The newly agreed 2023 quotas for biodiesel, as finalized by the Environmental Protection Agency, have disappointed soybean and canola growers in the U.S. who had hoped for a greater increase in the mandates.

The EPA plans to mandate the use of a total 2.82 billion gallons of biodiesel, to be blended with diesel, this year. The amount is 2.2% higher than the biodiesel mandate for last year, Bloomberg reported, adding that the biodiesel quota for 2024 was set at 3.04 billion gallons and the one for 2025 was set at 3.35 billion gallons.

For 2025, the total amount of biofuels to be added to gasoline and diesel in the United States will be a record 22.33 billion gallons.

The biofuels mandates have been a bone of contention between farmers and refiners for years. Farmers and biofuel makers are holding the upper hand because of the Biden administration’s energy transition plans that feature greater use of biofuels, so some refiners have invested in turning refineries into biofuels production plants.

Yet despite this upper hand, the biofuels lobby apparently wants even higher biofuels blending requirements after making some hefty investments in new production themselves, the Bloomberg report noted.

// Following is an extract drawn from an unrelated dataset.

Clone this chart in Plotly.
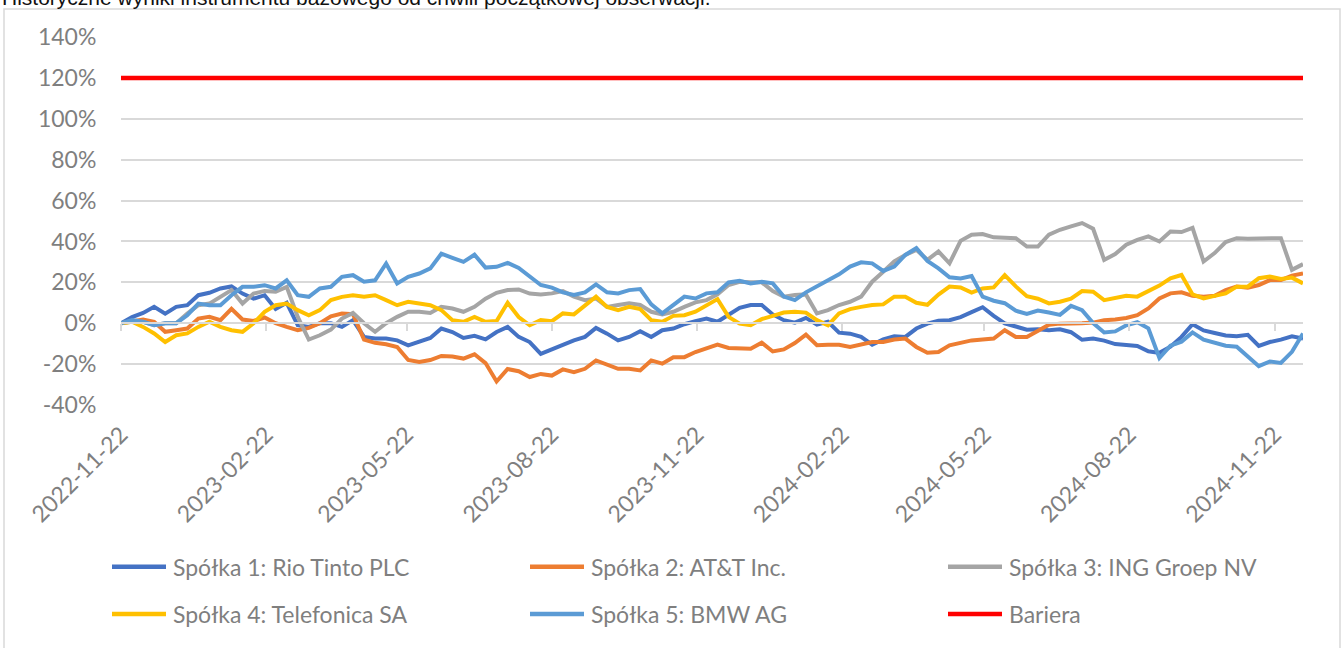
import pandas as pd
import plotly.graph_objects as go

# ---------------- data ----------------
START_DATE = "2022-11-22"
dates = pd.date_range(START_DATE, periods=108, freq="7D")

series_names = [
    "Spółka 1: Rio Tinto PLC",
    "Spółka 2: AT&T Inc.",
    "Spółka 3: ING Groep NV",
    "Spółka 4: Telefonica SA",
    "Spółka 5: BMW AG",
    "Bariera",
]

rio = [
    0, 3, 5, 8, 4.7, 8, 8.8, 13.7, 14.9, 17,
    18, 14.5, 12, 13.7, 7, 10, -1, -1.8, 0, 0,
    -1.8, 1.5, -6.7, -7.5, -7.5, -8.4, -10.8, -9.2, -7.2, -2.6,
    -4.3, -7.2, -6.2, -7.9, -4.3, -1.8, -6.7, -9.2, -15, -12.8,
    -10.5, -8.4, -6.7, -2.3, -5.1, -8.4, -6.7, -3.9, -6.7, -3.4,
    -2.6, -0.5, 1, 2.3, 0.7, 3.9, 7.5, 8.9, 8.9, 4.3,
    1.5, 0.3, 2.6, -0.7, 0.7, -4.6, -5.1, -6.7, -10.5, -7.9,
    -6.4, -6.7, -2.6, -0.2, 1.2, 1.5, 3, 5.4, 7.8, 3.6,
    -0.1, -1.6, -3.2, -3, -3.4, -3, -4.4, -8.1, -7.5, -8.5,
    -10.2, -10.6, -11.1, -13.7, -14.5, -11.5, -6.7, -0.5, -3.5, -4.8,
    -6, -6.4, -5.7, -11.1, -9.2, -8, -6.4, -7.5,
]

att = [
    0, 1, 1.8, 0.7, -4.2, -3.4, -2.6, 2.3, 3.1, 1.5,
    7, 1.8, 1.1, 2.8, 0, -1.8, -3.4, -2.3, 0, 3.4,
    4.7, 4.4, -8, -9.6, -10.3, -11.6, -18, -19, -18, -16,
    -16.3, -17.3, -15.2, -19.5, -28.5, -22.4, -23.5, -26.3, -24.8, -25.6,
    -22.6, -23.9, -22.3, -18.2, -20.3, -22.3, -22.3, -23.1, -18.2, -19.8,
    -16.6, -16.6, -14.1, -12.1, -10.5, -12.1, -12.5, -12.5, -9.5, -13.8,
    -12.8, -9.7, -5.6, -10.8, -10.5, -10.5, -11.6, -10.5, -9.2, -9.2,
    -8, -7.5, -11.6, -14.4, -14.1, -10.8, -9.7, -8.4, -8, -7.5,
    -3.4, -6.7, -6.7, -3.9, -0.7, -0.2, -0.2, 0, 0.3, 1.5,
    1.8, 2.6, 3.9, 7.2, 12.1, 14.6, 15.1, 13.4, 13, 13.4,
    16.2, 17.9, 17.4, 18.7, 21.1, 21.1, 23.3, 24.4,
]

ing = [
    0, 0.7, 0.7, -1, 0, 0, 4.7, 8.8, 9.6, 12.9,
    16.2, 9.6, 14.5, 15.8, 15.4, 17.8, 3.1, -8, -5.9, -3.1,
    2.3, 5, 0, -4.2, 0, 3.1, 5.6, 5.6, 5, 8,
    7.2, 5.6, 8, 12, 14.9, 16.2, 16.5, 14.5, 14.1, 14.6,
    15.7, 13, 11.3, 12.1, 8, 8.9, 9.7, 8.9, 5.6, 4.3,
    5.6, 8, 10.2, 11.3, 14.1, 18.7, 20.3, 20, 20, 15.7,
    13, 13.8, 14.1, 4.8, 6.4, 8.9, 10.5, 13, 20.3, 25.2,
    30.2, 33.4, 35.9, 31, 35.1, 29.3, 40.3, 43.3, 43.6, 42,
    42, 41.6, 37.5, 37.5, 43.3, 45.7, 47.4, 49, 46.2, 31,
    33.8, 38.4, 40.8, 42.5, 40, 44.9, 44.6, 46.6, 30.2, 34.3,
    39.7, 41.6, 41.3, 41.3, 41.6, 41.6, 26.1, 28.9,
]

tef = [
    0, 0.7, -1.8, -5, -9.2, -5.9, -5, -1.8, 0.7, -1.8,
    -3.4, -4.2, 0, 5.6, 8.8, 9.6, 6.4, 3.9, 6.4, 11.3,
    12.9, 13.7, 12.9, 13.7, 11.3, 8.8, 10.5, 9.6, 8.8, 6.4,
    1.5, 0.7, 3.1, 0.7, 1.1, 10, 3, -1, 1.5, 1,
    4.8, 4.3, 8.9, 13, 8, 6.4, 8, 6.9, 1.5, 0.7,
    3.6, 3.9, 5.6, 8.9, 11.8, 3.1, -0.2, -1, 2, 3.6,
    5.2, 5.6, 5.2, 1.5, -1, 4.8, 6.9, 8, 8.9, 9.2,
    13, 13, 10, 9, 14, 17.9, 17.5, 15, 17, 17.5,
    23.5, 18, 13.2, 12, 9.7, 10.5, 12, 15.7, 15.4, 11.3,
    12.5, 13.4, 13, 15.7, 18.4, 22, 23.6, 14.1, 12.1, 13.4,
    14.6, 17.9, 17.9, 22, 22.8, 21.6, 22.3, 19.5,
]

bmw = [
    0, 1.5, 0.7, -1, 0, 0, 3.9, 9.6, 8.8, 8.8,
    13.7, 17.8, 17.8, 18.6, 17, 21, 13.7, 12.9, 17, 17.8,
    22.7, 23.5, 20.3, 21, 29.2, 19.4, 22.7, 24.3, 26.8, 34,
    32, 30, 33.5, 27.2, 27.6, 29.5, 27, 22.8, 18.7, 17.4,
    15.1, 13.8, 15.1, 19, 15.1, 14.6, 16.2, 16.7, 9.2, 4.8,
    9.2, 13, 12.1, 14.6, 15.1, 20, 20.7, 19.5, 20.3, 19.5,
    13, 11.3, 15.1, 17.9, 21.1, 23.9, 27.7, 29.8, 29.3, 25.6,
    27.7, 33.4, 36.7, 30.5, 26.8, 22.5, 21.9, 23.1, 13, 11,
    9.8, 6.1, 4.5, 6.2, 5.2, 4.1, 8.5, 6.4, 0.1, -4.5,
    -4, -1, 0.5, -2.5, -17, -11, -9, -4.5, -8, -9.5,
    -11, -11.5, -16.5, -21, -18.7, -19.4, -14, -5,
]

barrier_level = 120
bariera = [barrier_level] * len(dates)

x_tick_vals = ["2022-11-22", "2023-02-22", "2023-05-22", "2023-08-22", "2023-11-22",
               "2024-02-22", "2024-05-22", "2024-08-22", "2024-11-22"]
x_tick_text = list(x_tick_vals)
y_tick_vals = [-40, -20, 0, 20, 40, 60, 80, 100, 120, 140]
y_tick_text = ["-40%", "-20%", "0%", "20%", "40%", "60%", "80%", "100%", "120%", "140%"]

title_text = "Historyczne wyniki instrumentu bazowego od chwili początkowej obserwacji."

# ---------------- style / layout ----------------
colors = ["#4472C4", "#ED7D31", "#A5A5A5", "#FFC000", "#5B9BD5", "#FF0000"]
FONT = "Lato"
TXT = "#7F7F7F"
GRID = "#D9D9D9"

W, H = 1343, 648
L, R, T, B = 121, 40, 37, 243
PW, PH = W - L - R, H - T - B


def px_x(px):
    return (px - L) / PW


def px_y(py):
    return (H - B - py) / PH


fig = go.Figure()
for name, vals, col in zip(series_names[:5], [rio, att, ing, tef, bmw], colors[:5]):
    fig.add_trace(go.Scatter(x=dates, y=vals, mode="lines", name=name,
                             line=dict(color=col, width=4), showlegend=False))
fig.add_trace(go.Scatter(x=dates, y=bariera, mode="lines", name=series_names[5],
                         xaxis="x2", line=dict(color=colors[5], width=4.5),
                         showlegend=False))

y_min, y_max = y_tick_vals[0], y_tick_vals[-1]

fig.update_layout(
    width=W, height=H,
    margin=dict(l=L, r=R, t=T, b=B, pad=0),
    paper_bgcolor="white", plot_bgcolor="white",
    font=dict(family=FONT, size=23, color=TXT),
    xaxis=dict(type="date", range=[dates[0], dates[-1]],
               tickmode="array", tickvals=x_tick_vals, ticktext=x_tick_text,
               tickangle=-45, showgrid=False, zeroline=False, showline=False,
               ticks="outside", ticklen=6, tickcolor="rgba(0,0,0,0)",
               tickfont=dict(family=FONT, size=23, color=TXT)),
    xaxis2=dict(type="date", overlaying="x", matches="x", anchor="free",
                position=(0 - y_min) / (y_max - y_min), side="bottom",
                tickmode="array", tickvals=x_tick_vals, showticklabels=False,
                showgrid=False, zeroline=False, showline=True,
                linecolor=GRID, linewidth=1.5,
                ticks="outside", ticklen=7, tickwidth=1.5, tickcolor=GRID),
    yaxis=dict(range=[y_min, y_max], tickmode="array",
               tickvals=y_tick_vals, ticktext=y_tick_text,
               showgrid=True, gridcolor=GRID, gridwidth=1.5,
               zeroline=False, showline=False,
               ticks="outside", ticklen=19, tickcolor="rgba(0,0,0,0)",
               tickfont=dict(family=FONT, size=23, color=TXT)),
)

shapes = [dict(type="rect", xref="paper", yref="paper",
               x0=px_x(4), x1=px_x(1340), y0=px_y(700), y1=px_y(9),
               line=dict(color=GRID, width=1.5), fillcolor="rgba(0,0,0,0)",
               layer="below")]
annotations = [dict(text=title_text, xref="paper", yref="paper",
                    x=px_x(0), y=px_y(11), xanchor="left", yanchor="bottom",
                    showarrow=False,
                    font=dict(family="Liberation Sans", size=21, color="#111111"))]

# manual legend: 2 rows x 3 columns
for i, (name, col) in enumerate(zip(series_names, colors)):
    c, r = i % 3, i // 3
    sx0 = 112 + 418 * c
    sy = 566.7 + 47.3 * r
    shapes.append(dict(type="line", xref="paper", yref="paper",
                       x0=px_x(sx0), x1=px_x(sx0 + 54), y0=px_y(sy), y1=px_y(sy),
                       line=dict(color=col, width=4.5)))
    annotations.append(dict(text=name, xref="paper", yref="paper",
                            x=px_x(sx0 + 59), y=px_y(sy), xanchor="left",
                            yanchor="middle", showarrow=False,
                            font=dict(family=FONT, size=23, color=TXT)))

fig.update_layout(shapes=shapes, annotations=annotations)

fig.write_html("out.html", config={"displayModeBar": False},
               post_script="document.body.style.margin='0';document.body.style.overflow='hidden';")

Proponents of the planned increase in biofuel blending requirements say that it will help ease the volatility of energy markets in the coming years as the world tries to decarbonize rapidly enough to meet international goals including the Paris Agreement. In a press release, the EPA stated earlier this year that its biofuel quota proposal for 2023-2025 “seeks to advance the priorities of energy security, less pollution, and consumer protection.”

The U.S. produced 17.5 billion gallons of biofuels last year and consumed 16.8 billion gallons, with ethanol being the most common. The three most-used biofuels in the U.S. are ethanol, biodiesel, and renewable diesel, with several others also gaining in prominence inducing renewable heating oil, renewable jet fuel, renewable naphtha, renewable gasoline, and other emerging biofuels.